Geographic Pattern Visualization may Predict Disease Spread
Disease statistics buried within patient records or detailed in newspaper clippings can be sorted with a new toolkit and organized to depict geographic patterns, allowing the discovery of trends that were previously overlooked. The GeoViz Toolkit combines text mining with geographical mapping, allowing users to search publically available data to identify and visualize data patterns for their own interests or concerns. The software allows someone with no programming experience to navigate the application, while also providing different components and analytical tools for experienced analysts.
“The use of interactive maps and graphs, combined with word search interfaces, can lead to greater insight into complex events such as the spread of Swine flu,” said Frank Hardisty, research associate, Penn State GeoVISTA Center. “Potential applications range from research in public health — infectious disease dynamics, cancer etiology, surveillance and control — through analysis of socioeconomic and demographic data, to exploration of patterns of incidents related to terrorism or crime.”
Many sources for disease and crime statistics — newspaper articles for example — are in a semi-structured format that does not clearly present the data in a table or graph, but rather buries it within the text of the document. To obtain high-quality, relevant information from these documents, researchers use “text analytics” or ‘”text mining,” allowing them to retrieve only applicable information, like the date and description of a disease-related death, from the flood of information typically included in a newspaper clipping.
“An example would be searching a database of H1N1 flu reports for ‘child’ or ‘children’ and seeing if there is spatial clustering in the relative frequency of those reports,” Hardisty told attendees at the 2010 Association of American Geographers Annual Meeting in Washington, D.C.
H1N1 data, provided by RhizaLabs, was used in a GeoViz query. Reports containing “child” or similar terms were mapped, with areas containing a high frequency of children cases highlighted. In general, areas with low population density exhibited a higher proportion of cases containing the search term.
“The hypothesis that this evokes is that rural states have proportionally more transmissions via children, while more densely populated places are more likely to experience other vectors of transmission,” said Hardisty.
GeoViz allows users to easily manipulate the software to change time and location, as well as how the data is viewed. The user can, thus, visualize the pattern of how the disease spreads and determine how quickly it progresses from one area to the next.
Visual geographic analysis can identify locations that are more or less susceptible to certain disease, crime, or weather patterns and researchers might link these occurrences with a cause or trigger. Using the GeoViz Toolkit could contribute to how people respond to or prevent these incidents.

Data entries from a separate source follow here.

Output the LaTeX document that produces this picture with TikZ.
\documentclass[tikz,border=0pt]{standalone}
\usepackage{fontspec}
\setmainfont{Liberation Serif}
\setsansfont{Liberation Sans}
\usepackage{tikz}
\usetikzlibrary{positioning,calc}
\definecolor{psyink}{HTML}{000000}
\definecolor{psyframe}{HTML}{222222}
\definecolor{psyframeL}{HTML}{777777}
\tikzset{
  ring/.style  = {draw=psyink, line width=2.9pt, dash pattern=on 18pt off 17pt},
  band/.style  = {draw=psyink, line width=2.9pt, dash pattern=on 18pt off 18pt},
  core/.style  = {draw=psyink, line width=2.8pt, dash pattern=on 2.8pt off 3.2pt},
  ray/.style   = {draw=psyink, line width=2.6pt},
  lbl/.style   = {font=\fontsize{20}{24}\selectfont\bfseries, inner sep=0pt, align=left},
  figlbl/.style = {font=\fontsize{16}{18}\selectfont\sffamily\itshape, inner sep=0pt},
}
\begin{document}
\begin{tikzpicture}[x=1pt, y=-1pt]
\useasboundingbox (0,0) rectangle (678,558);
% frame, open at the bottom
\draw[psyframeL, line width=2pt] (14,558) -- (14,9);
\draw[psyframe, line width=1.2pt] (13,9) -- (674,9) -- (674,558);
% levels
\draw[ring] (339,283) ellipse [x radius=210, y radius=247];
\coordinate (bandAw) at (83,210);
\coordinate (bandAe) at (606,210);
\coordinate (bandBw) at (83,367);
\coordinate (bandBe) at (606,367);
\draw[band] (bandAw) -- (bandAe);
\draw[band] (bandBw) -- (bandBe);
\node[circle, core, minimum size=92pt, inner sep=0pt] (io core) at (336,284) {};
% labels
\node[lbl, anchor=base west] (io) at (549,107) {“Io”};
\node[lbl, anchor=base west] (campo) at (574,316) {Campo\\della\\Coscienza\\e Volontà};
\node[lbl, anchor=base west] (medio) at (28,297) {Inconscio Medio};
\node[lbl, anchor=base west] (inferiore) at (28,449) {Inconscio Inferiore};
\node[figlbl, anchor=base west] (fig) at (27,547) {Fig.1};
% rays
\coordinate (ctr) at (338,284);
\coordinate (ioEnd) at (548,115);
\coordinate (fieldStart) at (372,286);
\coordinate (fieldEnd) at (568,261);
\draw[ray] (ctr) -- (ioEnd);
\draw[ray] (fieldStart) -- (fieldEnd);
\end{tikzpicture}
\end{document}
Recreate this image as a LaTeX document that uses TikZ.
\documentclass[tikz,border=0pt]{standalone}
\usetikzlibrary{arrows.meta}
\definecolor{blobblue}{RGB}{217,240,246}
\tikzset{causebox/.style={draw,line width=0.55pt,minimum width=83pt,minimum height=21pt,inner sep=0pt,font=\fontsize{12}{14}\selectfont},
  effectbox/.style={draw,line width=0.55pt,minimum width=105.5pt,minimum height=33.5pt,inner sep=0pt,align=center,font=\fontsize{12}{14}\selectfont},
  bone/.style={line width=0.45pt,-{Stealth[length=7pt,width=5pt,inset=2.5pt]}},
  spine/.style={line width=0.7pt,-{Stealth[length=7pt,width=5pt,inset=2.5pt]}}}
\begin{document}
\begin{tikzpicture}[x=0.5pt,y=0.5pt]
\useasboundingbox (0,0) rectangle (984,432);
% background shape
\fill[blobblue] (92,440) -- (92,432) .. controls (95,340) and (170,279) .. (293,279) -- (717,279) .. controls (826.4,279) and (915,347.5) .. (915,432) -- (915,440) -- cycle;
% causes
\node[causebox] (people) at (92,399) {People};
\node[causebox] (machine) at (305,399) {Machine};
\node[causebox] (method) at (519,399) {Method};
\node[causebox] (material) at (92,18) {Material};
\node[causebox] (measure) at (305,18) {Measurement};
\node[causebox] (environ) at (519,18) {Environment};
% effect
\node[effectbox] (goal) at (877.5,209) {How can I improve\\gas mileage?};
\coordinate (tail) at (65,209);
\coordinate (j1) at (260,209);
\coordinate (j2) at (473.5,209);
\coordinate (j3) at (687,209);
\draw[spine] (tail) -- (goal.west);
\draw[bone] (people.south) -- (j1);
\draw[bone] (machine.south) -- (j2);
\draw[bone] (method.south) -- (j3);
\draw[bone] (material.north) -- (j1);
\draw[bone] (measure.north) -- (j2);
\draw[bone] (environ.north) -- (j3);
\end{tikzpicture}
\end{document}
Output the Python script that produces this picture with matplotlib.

“First, GeoViz methods can help first responders gain better situational awareness. Second, a better retroactive understanding of clustered patterns like disease incidence and public security incidents will lead to the development of effective control measures,” concluded Hardisty.
The Department of Homeland Security’s VACCINE initiative and the Gates Foundation Vaccine Modeling Initiative supported this work. The GeoViz Toolkit was developed under the leadership of Alan MacEachren, Director, GeoVISTA Center, Penn State.